There are also moments when this episode tries to thematically connect the Hirogen to the Nazis (both are groups who prey on others, but for different reasons), but it's unfortunately lost in a sea of madness, and relevant only for its obvious plot value: to turn the Hirogen number two (Mark Deakins) against his commander.
For good measure, the finale has Janeway being hunted through the Voyager corridors by the evil Hirogen number two. I thought the way she gained the upper hand on him was kind of clever, though part of me wishes Janeway had unloaded four or five shells into the evil Hirogen rather than just one. But that's probably the same part of me that revels in seeing New York City incinerated by a flaming alien fireball (see Independence Day example above).
So what happens when the moment of crisis is over and the holodeck armies vanish? Chakotay says, rather unceremoniously, "It's over. Let's go." I couldn't help but laugh at the anticlimax. Half the ship was lying in ruins, yet the characters just log it as another day at the office. And speaking of days at the office, raise your hand if you think the fact that "the damage to Voyager is extreme" will mean a damn thing beyond the one sentence that was used to acknowledge the fact. (You, in the back--put your hand down. You obviously weren't listening to a word I just said.)

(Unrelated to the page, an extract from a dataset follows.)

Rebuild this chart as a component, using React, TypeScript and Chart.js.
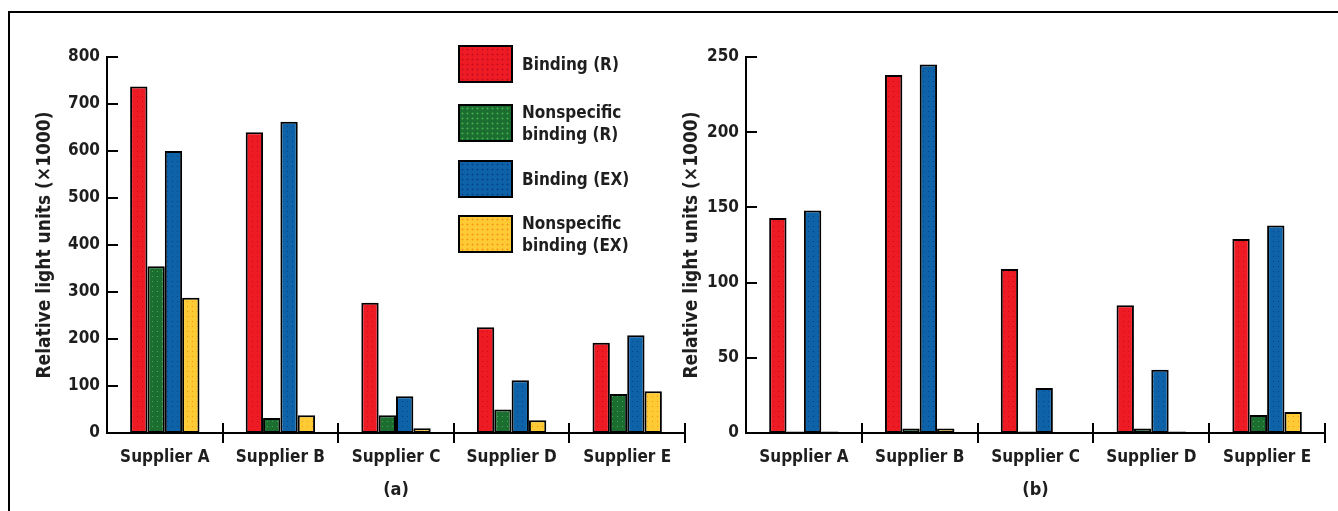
import React, { useEffect, useRef } from 'react';
import { Chart, registerables } from 'chart.js';

Chart.register(...registerables);

// ---------- data ----------
const categories = ['Supplier A', 'Supplier B', 'Supplier C', 'Supplier D', 'Supplier E'];
const seriesNames = ['Binding (R)', 'Nonspecific binding (R)', 'Binding (EX)', 'Nonspecific binding (EX)'];
const legendLines = [['Binding (R)'], ['Nonspecific', 'binding (R)'], ['Binding (EX)'], ['Nonspecific', 'binding (EX)']];

// panel (a)
const aBindingR = [737, 640, 277, 225, 192];
const aNonspecR = [355, 32, 38, 50, 83];
const aBindingEX = [600, 662, 78, 112, 208];
const aNonspecEX = [288, 38, 10, 27, 89];

// panel (b)
const bBindingR = [143, 238, 109, 85, 129];
const bNonspecR = [1, 3, 1, 3, 12];
const bBindingEX = [148, 245, 30, 42, 138];
const bNonspecEX = [1, 3, 0, 1, 14];

const aMax = 800;
const aStep = 100;
const bMax = 250;
const bStep = 50;
const yTitle = 'Relative light units (\u00d71000)';
const panelTitles = ['(a)', '(b)'];

// ---------- styles ----------
const FONT = "'Liberation Sans Narrow', 'DejaVu Sans Condensed', 'Arial Narrow', sans-serif";
const TEXT = '#1e1e1e';
const baseColors = ['#ee1b24', '#1b6d30', '#0e63a8', '#ffcb34'];
const dotColors = ['#c40d1e', '#3fae4a', '#06418e', '#f7941d'];

function makePattern(base: string, dot: string): CanvasPattern | string {
  const c = document.createElement('canvas');
  c.width = 5;
  c.height = 5;
  const g = c.getContext('2d');
  if (!g) return base;
  g.fillStyle = base;
  g.fillRect(0, 0, 5, 5);
  g.fillStyle = dot;
  g.fillRect(2, 2, 1, 1);
  return g.createPattern(c, 'repeat') || base;
}

const axisDecor = {
  id: 'axisDecor',
  afterDraw(chart: any) {
    const { ctx, chartArea, scales } = chart;
    const x = scales.x;
    const y = scales.y;
    ctx.save();
    ctx.strokeStyle = '#000';
    ctx.lineWidth = 2;
    y.ticks.forEach((_t: any, i: number) => {
      const py = Math.round(y.getPixelForTick(i));
      if (i === 0) return;
      ctx.beginPath();
      ctx.moveTo(chartArea.left, py);
      ctx.lineTo(chartArea.left + 11, py);
      ctx.stroke();
    });
    const n = x.ticks.length;
    for (let i = 0; i < n; i++) {
      const px = i < n - 1 ? (x.getPixelForTick(i) + x.getPixelForTick(i + 1)) / 2 : chartArea.right;
      ctx.beginPath();
      ctx.moveTo(Math.round(px), chartArea.bottom - 10);
      ctx.lineTo(Math.round(px), chartArea.bottom + 10);
      ctx.stroke();
    }
    ctx.restore();
  },
};

type PanelProps = {
  series: number[][];
  max: number;
  step: number;
  title: string;
  yAxisWidth: number;
  yTitlePad: number;
  padRight: number;
  width: number;
  height: number;
};

function Panel(props: PanelProps) {
  const ref = useRef<HTMLCanvasElement | null>(null);
  useEffect(() => {
    if (!ref.current) return;
    const patterns = baseColors.map((b, i) => makePattern(b, dotColors[i]));
    const chart = new Chart(ref.current, {
      type: 'bar',
      data: {
        labels: categories,
        datasets: props.series.map((d, i) => ({
          label: seriesNames[i],
          data: d,
          backgroundColor: patterns[i] as any,
          borderColor: '#000',
          borderWidth: 2,
          borderSkipped: false,
          categoryPercentage: 0.6,
          barPercentage: 1,
        })),
      },
      options: {
        animation: false,
        responsive: false,
        layout: { padding: { top: 43, right: props.padRight, left: 0, bottom: 0 } },
        plugins: { legend: { display: false }, tooltip: { enabled: false } },
        scales: {
          x: {
            grid: { display: false },
            border: { display: true, color: '#000', width: 2 },
            ticks: { color: TEXT, padding: 6, font: { family: FONT, size: 17, weight: 'bold' } },
            title: {
              display: true,
              text: props.title,
              color: TEXT,
              padding: { top: 0, bottom: 7 },
              font: { family: FONT, size: 18, weight: 'bold' },
            },
            afterFit: (s: any) => {
              s.height = 75;
            },
          },
          y: {
            min: 0,
            max: props.max,
            grid: { display: false, drawTicks: false },
            border: { display: true, color: '#000', width: 2 },
            ticks: {
              stepSize: props.step,
              color: TEXT,
              padding: 7,
              font: { family: FONT, size: 17, weight: 'bold' },
            },
            title: {
              display: true,
              text: yTitle,
              color: TEXT,
              padding: { top: props.yTitlePad, bottom: 0 },
              font: { family: FONT, size: 19, weight: 'bold' },
            },
            afterFit: (s: any) => {
              s.width = props.yAxisWidth;
            },
          },
        },
      },
      plugins: [axisDecor],
    });
    return () => chart.destroy();
  }, []);
  return <canvas ref={ref} width={props.width} height={props.height} style={{ width: props.width, height: props.height, display: 'block' }} />;
}

function LegendBox({ i }: { i: number }) {
  return (
    <div
      style={{
        width: 51,
        height: 34,
        border: '2px solid #000',
        backgroundColor: baseColors[i],
        backgroundImage: `radial-gradient(circle, ${dotColors[i]} 0.8px, transparent 1.2px)`,
        backgroundSize: '5px 5px',
      }}
    />
  );
}

export default function App() {
  const legendTops = [45, 104, 160, 215];
  return (
    <div style={{ position: 'fixed', left: 0, top: 0, width: 1338, height: 511, background: '#fff', overflow: 'hidden' }}>
      <div
        style={{
          position: 'absolute',
          left: 8,
          top: 11,
          width: 1340,
          height: 510,
          borderLeft: '2px solid #000',
          borderTop: '2px solid #000',
        }}
      />
      <div style={{ position: 'absolute', left: 10, top: 14 }}>
        <Panel
          series={[aBindingR, aNonspecR, aBindingEX, aNonspecEX]}
          max={aMax}
          step={aStep}
          title={panelTitles[0]}
          yAxisWidth={97}
          yTitlePad={24}
          padRight={18}
          width={693}
          height={494}
        />
      </div>
      <div style={{ position: 'absolute', left: 676, top: 14 }}>
        <Panel
          series={[bBindingR, bNonspecR, bBindingEX, bNonspecEX]}
          max={bMax}
          step={bStep}
          title={panelTitles[1]}
          yAxisWidth={70}
          yTitlePad={5}
          padRight={11}
          width={660}
          height={494}
        />
      </div>
      {legendLines.map((lines, i) => (
        <div
          key={i}
          style={{ position: 'absolute', left: 458, top: legendTops[i], display: 'flex', alignItems: 'center', height: 38 }}
        >
          <LegendBox i={i} />
          <div
            style={{
              marginLeft: 9,
              fontFamily: FONT,
              fontWeight: 'bold',
              fontSize: 17,
              lineHeight: '22px',
              color: TEXT,
              whiteSpace: 'nowrap',
            }}
          >
            {lines.map((l, k) => (
              <div key={k}>{l}</div>
            ))}
          </div>
        </div>
      ))}
    </div>
  );
}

Lastly, the truce at the story's end between the Voyager crew and the Hirogen isn't believable. It comes out of nowhere, half-explained in Janeway's log narration that the standstill in the fighting has provided the Hirogen with no other option. This strikes me as inconsistent with everything about the Hirogen we've learned. With the Hirogen leader dead, there's no dramatic basis for the truce to even happen, so the fact that the remaining Hirogen accept Janeway's peaceful resolution is nothing more than arbitrary.
As brain dead as "The Killing Game" (particularly part two) is, I didn't quite loathe it. I certainly didn't like it, but as an elaborate two hours of "fun" it manages to work in stretches, even though it's hopelessly nonsensical if you stop to think about it.
Ultimately, "The Killing Game" is a Holodeck Runs Awry paradigm--an oft-dreaded TNG cliche reconceived and ante-upped by Voyager. But because Braga and Menosky didn't seem content with only one cliche, they had to throw in a change in time periods, lots of crew members behaving as other people, an alien takeover premise, lots and lots of holodeck gags, gunfire, Jeri Ryan singing, explosions, double-crosses, Hirogen politics, more gunfire, and plenty of general mayhem. It's ... just ... too ... much.
The result is a disjointed, nearly incoherent mess. A mess that doesn't add up to mean much of anything. The more I think about my ratings, the more generous they seem. But I'm not going to change them, because this is an episode that demands to simply be viewed and then not thought of the slightest bit afterward. The technical credits are impressive, if that's any consolation.
So, goodbye, Hirogen. You're another Trekkian alien race for the books, and you won't be particularly missed. You got to appear in five episodes, but you're still nothing more than another entry into the log of Stock Delta Quadrant Aliens.